ANALYSIS OF FLUID FLOW AND ENTROPY GENERATION OF A MHD NANOFLUID THROUGH A VERTICAL CHANNEL WITH DEFORMABLE POROUS MEDIUM

摘要

In this paper, two water-based nanofluids with copper and aluminum oxide (Cu and Al2O3) nanoparticles were studied for flow and entropy generation analysis. Considered flow is magnetohydrodynamic (MHD) steady flow through a deformable porous medium in a vertical channel bounded by rigid plates of temperatures T-0 and T-w, respectively. Governing equations for velocity of the fluid coupled with solid deformation and for distribution of temperature in the channel are solved analytically. The effect of drag delta, volume fraction of fluid phi, Brinkman number Br, heat source beta, and magnetic parameter M on the displacement of deformable porous medium, velocity of the fluid, temperature, entropy generation number, and Bejan number are represented through graphs and discussed.
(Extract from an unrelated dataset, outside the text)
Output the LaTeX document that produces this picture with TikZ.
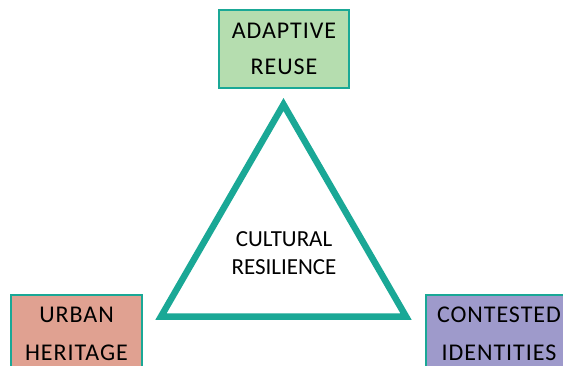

The study reveals that solid displacement is decreasing with increasing porosity, temperature is increasing with increase of porosity, for bigger values of M the temperature of the water is higher than that of the conducting nanofluids, increasing drag parameter decreases the velocity but increases the solid displacement, the Bejan number and entropy generation number are greatly affected by drag coefficient.